Goal of the exercise: Drop every picture. Then return, exactly, the lines from the beginning of the listing below through the one containing "(0,0) rectangle (1050,622);".

Dataset content:
================================
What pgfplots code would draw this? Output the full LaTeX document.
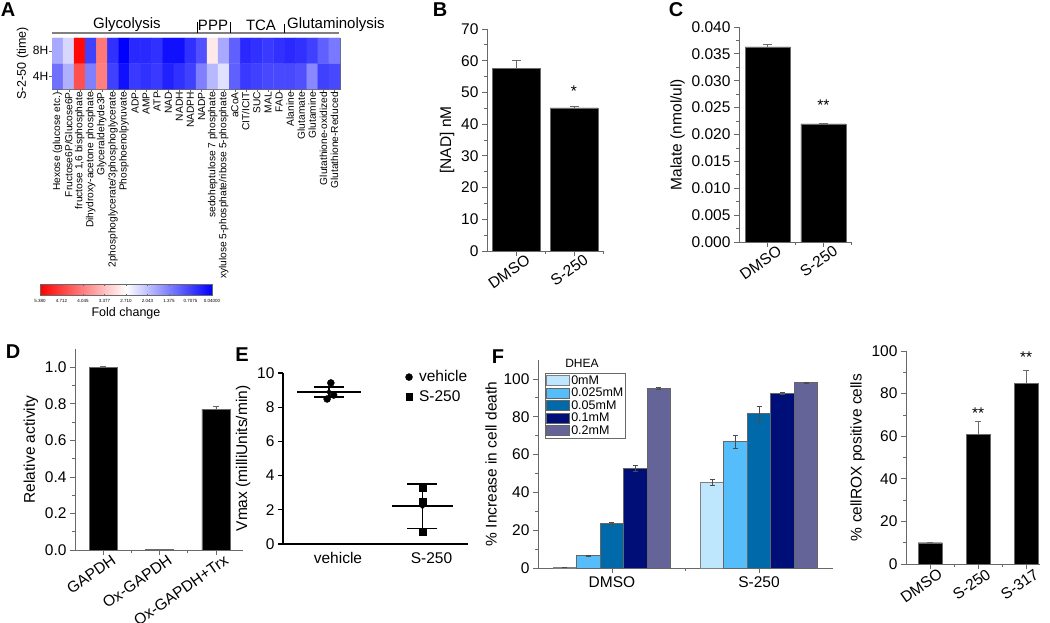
\documentclass[border=0pt]{standalone}
\usepackage{pgfplots}
\usepackage{pgfplotstable}
\pgfplotsset{compat=1.18}
\usepackage{fontspec}
\setmainfont{Liberation Sans}
\setsansfont{Liberation Sans}

\definecolor{axgray}{RGB}{105,105,105}
\definecolor{cA}{RGB}{190,230,252}
\definecolor{cB}{RGB}{85,190,250}
\definecolor{cC}{RGB}{0,105,170}
\definecolor{cD}{RGB}{0,15,120}
\definecolor{cE}{RGB}{100,100,152}

\newcommand{\fs}[1]{\fontsize{#1}{#1}\selectfont}

\pgfplotstableread{
x y c
1 1 1.21
2 1 1.88
3 1 4.55
4 1 1.38
5 1 4.05
6 1 0.71
7 1 0.21
8 1 0.63
9 1 0.54
10 1 0.63
11 1 0.38
12 1 0.54
13 1 0.71
14 1 1.38
15 1 1.97
16 1 2.38
17 1 1.04
18 1 0.63
19 1 0.71
20 1 0.79
21 1 0.79
22 1 0.79
23 1 0.88
24 1 1.46
25 1 0.71
26 1 0.79
1 2 1.80
2 2 2.30
3 2 5.30
4 2 0.71
5 2 4.12
6 2 0.54
7 2 0.04
8 2 0.46
9 2 0.46
10 2 0.54
11 2 0.21
12 2 0.21
13 2 0.54
14 2 0.88
15 2 2.95
16 2 1.80
17 2 1.04
18 2 0.46
19 2 0.54
20 2 0.63
21 2 0.54
22 2 0.46
23 2 0.54
24 2 0.71
25 2 1.04
26 2 1.30
}\heat

\pgfplotsset{
  /pgf/number format/assume math mode=true,
  barpanel/.style={
    scale only axis,
    anchor=south west,
    axis x line*=bottom, axis y line*=left,
    axis line style={axgray, line width=0.8pt},
    tick style={axgray, line width=0.8pt},
    tick align=outside,
    major tick length=5pt, minor tick length=3pt,
    ymin=0,
    tick label style={font=\fs{15.5}},
    label style={font=\fs{15.5}},
    enlargelimits=false,
    clip=false,
  },
  myleg/.style={legend image code/.code={\draw[##1] (0pt,-5pt) rectangle (23pt,5pt);}},
}

\begin{document}
\begin{tikzpicture}[x=1pt,y=1pt]
\path[use as bounding box] (0,0) rectangle (1050,622);

% ---------------- Panel A : heat map ----------------
\begin{axis}[
  at={(52pt,533pt)}, anchor=south west, scale only axis,
  width=288, height=51,
  xmin=0.5, xmax=26.5, ymin=0.5, ymax=2.5,
  enlargelimits=false,
  axis line style={axgray},
  xtick={1,...,26},
  xticklabels={Hexose (glucose etc.), Fructose6P/Glucose6P, {fructose 1,6 bisphosphate}, Dihydroxy-acetone phosphate, Glyceraldehyde3P, 2phosphoglycerate/3phosphoglycerate, Phosphoenolpyruvate, ADP, AMP, ATP, NAD, NADH, NADPH, NADP, sedoheptulose 7 phosphate, xylulose 5-phosphate/ribose 5-phosphate, aCoA, CIT/ICIT, SUC, MAL, FAD, Alanine, Glutamate, Glutamine, Glutathione-oxidized, Glutathione-Reduced},
  x tick label style={rotate=90, anchor=east, font=\fs{10.2}, inner sep=0.5pt},
  ytick={1,2}, yticklabels={4H,8H},
  y tick label style={font=\fs{12}, inner sep=1pt},
  xtick pos=left, ytick pos=left,
  tick align=outside, major tick length=2.5pt, tick style={axgray},
  ylabel={S-2-50 (time)}, ylabel style={font=\fs{12.5}},
  colormap={rwb}{rgb255=(255,0,0) rgb255=(255,255,255) rgb255=(0,0,255)},
  point meta min=-5.38, point meta max=-0.04,
  colorbar horizontal,
  colorbar style={
    at={(parent axis.south west)}, anchor=north west,
    xshift=-12pt, yshift=-187pt,
    scale only axis, width=172, height=11,
    xtick={-5.38,-4.712,-4.045,-3.377,-2.710,-2.043,-1.375,-0.7075,-0.04},
    xticklabels={5.380,4.712,4.045,3.377,2.710,2.043,1.375,0.7075,0.04000},
    x tick label style={font=\fs{4.5}},
    major tick length=1.5pt,
    axis line style={axgray},
    xlabel={Fold change}, xlabel style={font=\fs{12.5}, yshift=2pt},
  },
]
\addplot[matrix plot*, mesh/cols=26, mesh/rows=2, point meta={-\thisrow{c}}] table[x=x, y=y] {\heat};
\end{axis}
\node[font=\fs{15}] at (127,597) {Glycolysis};
\node[font=\fs{15}] at (213,597) {PPP};
\node[font=\fs{15}] at (261,597) {TCA};
\node[font=\fs{15}, anchor=west, inner sep=0pt] at (287,597) {Glutaminolysis};
\draw[gray, line width=1.5pt] (52,589) -- (339,589);
\draw[black, line width=0.7pt] (197,600) -- (197,589);
\draw[black, line width=0.7pt] (230,600) -- (230,589);
\draw[black, line width=0.7pt] (284,598) -- (284,589);

% ---------------- Panel B ----------------
\begin{axis}[barpanel, ybar,
  at={(487pt,371pt)}, width=116, height=222,
  xmin=-0.5, xmax=1.5, ymax=70,
  ytick={0,10,20,30,40,50,60,70}, minor y tick num=1,
  xtick={0,1}, xticklabels={DMSO,S-250}, minor xtick={0.5,1.5},
  x tick label style={rotate=35, anchor=north east, xshift=12pt},
  ylabel={[NAD] nM}, bar width=48pt]
\addplot[fill=black, draw=axgray,
  error bars/.cd, y dir=plus, y explicit,
  error bar style={axgray, line width=0.8pt},
  error mark options={axgray, rotate=90, mark size=4.5pt, line width=0.8pt}]
  coordinates {(0,57.7) +- (0,2.5) (1,45.1) +- (0,0.6)};
\node[font=\fs{15.5}] at (axis cs:1,50.5) {*};
\end{axis}

% ---------------- Panel C ----------------
\begin{axis}[barpanel, ybar,
  at={(739pt,380pt)}, width=113, height=215,
  xmin=-0.51, xmax=1.51, ymax=0.04,
  ytick={0,0.005,0.01,0.015,0.02,0.025,0.03,0.035,0.04}, minor y tick num=1,
  scaled y ticks=false,
  yticklabel style={/pgf/number format/.cd, fixed, fixed zerofill, precision=3},
  xtick={0,1}, xticklabels={DMSO,S-250}, minor xtick={0.5,1.5},
  x tick label style={rotate=35, anchor=north east, xshift=12pt},
  ylabel={Malate (nmol/ul)}, bar width=45pt]
\addplot[fill=black, draw=axgray,
  error bars/.cd, y dir=plus, y explicit,
  error bar style={axgray, line width=0.8pt},
  error mark options={axgray, rotate=90, mark size=4.5pt, line width=0.8pt}]
  coordinates {(0,0.0363) +- (0,0.0005) (1,0.0220) +- (0,0.0001)};
\node[font=\fs{15.5}] at (axis cs:1,0.0255) {**};
\end{axis}

% ---------------- Panel D ----------------
\begin{axis}[barpanel, ybar,
  at={(75pt,72pt)}, width=168, height=201,
  xmin=-0.5, xmax=2.48, ymax=1.1,
  ytick={0,0.2,0.4,0.6,0.8,1.0}, minor y tick num=1,
  yticklabel style={/pgf/number format/.cd, fixed, fixed zerofill, precision=1},
  xtick={0,1,2}, xticklabels={GAPDH,Ox-GAPDH,Ox-GAPDH+Trx}, minor xtick={0.5,1.5},
  x tick label style={rotate=35, anchor=north east, xshift=10pt},
  ylabel={Relative activity}, bar width=28pt]
\addplot[fill=black, draw=axgray,
  error bars/.cd, y dir=plus, y explicit,
  error bar style={axgray, line width=0.8pt},
  error mark options={axgray, rotate=90, mark size=3pt, line width=0.8pt}]
  coordinates {(0,1.0) +- (0,0.006) (1,0.003) +- (0,0.0) (2,0.769) +- (0,0.017)};
\end{axis}

% ---------------- Panel E ----------------
\begin{axis}[scale only axis, anchor=south west,
  at={(283pt,78pt)}, width=185, height=171,
  xmin=0.508, xmax=2.487, ymin=0, ymax=10,
  axis x line*=bottom, axis y line*=left,
  axis line style={black, line width=1.3pt},
  tick style={black, line width=1.3pt}, tick align=outside,
  major tick length=5pt,
  ytick={0,2,4,6,8,10},
  xtick={1,2}, xticklabels={vehicle,S-250},
  x tick style={draw=none},
  x tick label style={xshift=9pt},
  tick label style={font=\fs{15.5}},
  label style={font=\fs{15.5}},
  ylabel={Vmax (milliUnits/min)},
  clip=false,
  legend style={draw=none, fill=none, at={(0.645,1.035)}, anchor=north west,
    font=\fs{15.5}, row sep=4pt, nodes={inner sep=1.5pt},
    /tikz/every odd column/.append style={column sep=5pt}},
  legend cell align=left,
]
\addplot[only marks, mark=*, mark size=3.5pt, black] coordinates {(1.02,9.42) (0.98,8.48) (1.05,8.71)};
\addlegendentry{vehicle}
\addplot[only marks, mark=square*, mark size=3.3pt, black] coordinates {(2.005,3.27) (2.005,2.51) (2.005,0.70)};
\addlegendentry{S-250}
\addplot[black, line width=1.3pt, forget plot] coordinates {(0.66,8.89) (1.34,8.89)};
\addplot[black, line width=1.3pt, forget plot] coordinates {(1.674,2.22) (2.326,2.22)};
\addplot[black, only marks, mark=none, forget plot,
  error bars/.cd, y dir=both, y explicit,
  error bar style={black, line width=1.3pt},
  error mark options={black, rotate=90, mark size=15pt, line width=1.3pt}]
  coordinates {(1,8.89) +- (0,0.29) (2,2.20) +- (0,1.31)};
\end{axis}

% ---------------- Panel F ----------------
\begin{axis}[barpanel, ybar=0pt,
  at={(538pt,54pt)}, width=295, height=208,
  xmin=-0.503, xmax=1.503, ymax=110,
  ytick={0,20,40,60,80,100}, minor y tick num=1,
  xtick={0,1}, xticklabels={DMSO,S-250}, minor xtick={0.5},
  ylabel={\% Increase in cell death}, bar width=23.5pt,
  legend style={at={(0.024,0.9375)}, anchor=north west, draw=axgray, line width=0.8pt,
    font=\fs{12.5}, row sep=0pt, inner sep=1pt,
    nodes={inner sep=1pt, text height=9pt, text depth=1.5pt}},
  legend cell align=left,
]
\addplot[myleg, fill=cA, draw=gray, line width=0.8pt,
  error bars/.cd, y dir=both, y explicit, error bar style={black!70, line width=0.6pt},
  error mark options={black!70, rotate=90, mark size=2.5pt, line width=0.6pt}]
  coordinates {(0,0.5) +- (0,0.1) (1,45.3) +- (0,1.8)};
\addlegendentry{0mM}
\addplot[myleg, fill=cB, draw=black!60, line width=0.8pt,
  error bars/.cd, y dir=both, y explicit, error bar style={black!70, line width=0.6pt},
  error mark options={black!70, rotate=90, mark size=2.5pt, line width=0.6pt}]
  coordinates {(0,6.5) +- (0,0.3) (1,66.7) +- (0,3.3)};
\addlegendentry{0.025mM}
\addplot[myleg, fill=cC, draw=black!60, line width=0.8pt,
  error bars/.cd, y dir=both, y explicit, error bar style={black!70, line width=0.6pt},
  error mark options={black!70, rotate=90, mark size=2.5pt, line width=0.6pt}]
  coordinates {(0,23.6) +- (0,0.4) (1,81.5) +- (0,3.8)};
\addlegendentry{0.05mM}
\addplot[myleg, fill=cD, draw=black!60, line width=0.8pt,
  error bars/.cd, y dir=both, y explicit, error bar style={black!70, line width=0.6pt},
  error mark options={black!70, rotate=90, mark size=2.5pt, line width=0.6pt}]
  coordinates {(0,52.6) +- (0,1.5) (1,92.2) +- (0,0.5)};
\addlegendentry{0.1mM}
\addplot[myleg, fill=cE, draw=black!60, line width=0.8pt,
  error bars/.cd, y dir=both, y explicit, error bar style={black!70, line width=0.6pt},
  error mark options={black!70, rotate=90, mark size=2.5pt, line width=0.6pt}]
  coordinates {(0,94.9) +- (0,0.5) (1,97.9) +- (0,0.3)};
\addlegendentry{0.2mM}
\end{axis}
\node[font=\fs{12}] at (582,259) {DHEA};

% ---------------- Panel G ----------------
\begin{axis}[barpanel, ybar,
  at={(906pt,58pt)}, width=134, height=213,
  xmin=-0.5, xmax=2.29, ymax=100,
  ytick={0,20,40,60,80,100}, minor y tick num=1,
  xtick={0,1,2}, xticklabels={DMSO,S-250,S-317}, minor xtick={0.5,1.5},
  x tick label style={rotate=35, anchor=north east, xshift=10pt},
  ylabel={\% cellROX positive cells}, bar width=24pt]
\addplot[fill=black, draw=axgray,
  error bars/.cd, y dir=plus, y explicit,
  error bar style={axgray, line width=0.8pt},
  error mark options={axgray, rotate=90, mark size=3pt, line width=0.8pt}]
  coordinates {(0,10.0) +- (0,0.3) (1,61.0) +- (0,6.0) (2,84.7) +- (0,6.1)};
\node[font=\fs{15.5}] at (axis cs:1,71) {**};
\node[font=\fs{15.5}] at (axis cs:2,97) {**};
\end{axis}

% ---------------- panel letters ----------------
\node[font=\fs{20}\bfseries] at (8,612) {A};
\node[font=\fs{20}\bfseries] at (440,612) {B};
\node[font=\fs{20}\bfseries] at (676,612) {C};
\node[font=\fs{20}\bfseries] at (13,270) {D};
\node[font=\fs{20}\bfseries] at (242,267) {E};
\node[font=\fs{20}\bfseries] at (498,265) {F};
\end{tikzpicture}
\end{document}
================================
Answer:
What pgfplots code would draw this? Output the full LaTeX document.
\documentclass[border=0pt]{standalone}
\usepackage{pgfplots}
\usepackage{pgfplotstable}
\pgfplotsset{compat=1.18}
\usepackage{fontspec}
\setmainfont{Liberation Sans}
\setsansfont{Liberation Sans}

\definecolor{axgray}{RGB}{105,105,105}
\definecolor{cA}{RGB}{190,230,252}
\definecolor{cB}{RGB}{85,190,250}
\definecolor{cC}{RGB}{0,105,170}
\definecolor{cD}{RGB}{0,15,120}
\definecolor{cE}{RGB}{100,100,152}

\newcommand{\fs}[1]{\fontsize{#1}{#1}\selectfont}

\pgfplotstableread{
x y c
1 1 1.21
2 1 1.88
3 1 4.55
4 1 1.38
5 1 4.05
6 1 0.71
7 1 0.21
8 1 0.63
9 1 0.54
10 1 0.63
11 1 0.38
12 1 0.54
13 1 0.71
14 1 1.38
15 1 1.97
16 1 2.38
17 1 1.04
18 1 0.63
19 1 0.71
20 1 0.79
21 1 0.79
22 1 0.79
23 1 0.88
24 1 1.46
25 1 0.71
26 1 0.79
1 2 1.80
2 2 2.30
3 2 5.30
4 2 0.71
5 2 4.12
6 2 0.54
7 2 0.04
8 2 0.46
9 2 0.46
10 2 0.54
11 2 0.21
12 2 0.21
13 2 0.54
14 2 0.88
15 2 2.95
16 2 1.80
17 2 1.04
18 2 0.46
19 2 0.54
20 2 0.63
21 2 0.54
22 2 0.46
23 2 0.54
24 2 0.71
25 2 1.04
26 2 1.30
}\heat

\pgfplotsset{
  /pgf/number format/assume math mode=true,
  barpanel/.style={
    scale only axis,
    anchor=south west,
    axis x line*=bottom, axis y line*=left,
    axis line style={axgray, line width=0.8pt},
    tick style={axgray, line width=0.8pt},
    tick align=outside,
    major tick length=5pt, minor tick length=3pt,
    ymin=0,
    tick label style={font=\fs{15.5}},
    label style={font=\fs{15.5}},
    enlargelimits=false,
    clip=false,
  },
  myleg/.style={legend image code/.code={\draw[##1] (0pt,-5pt) rectangle (23pt,5pt);}},
}

\begin{document}
\begin{tikzpicture}[x=1pt,y=1pt]
\path[use as bounding box] (0,0) rectangle (1050,622);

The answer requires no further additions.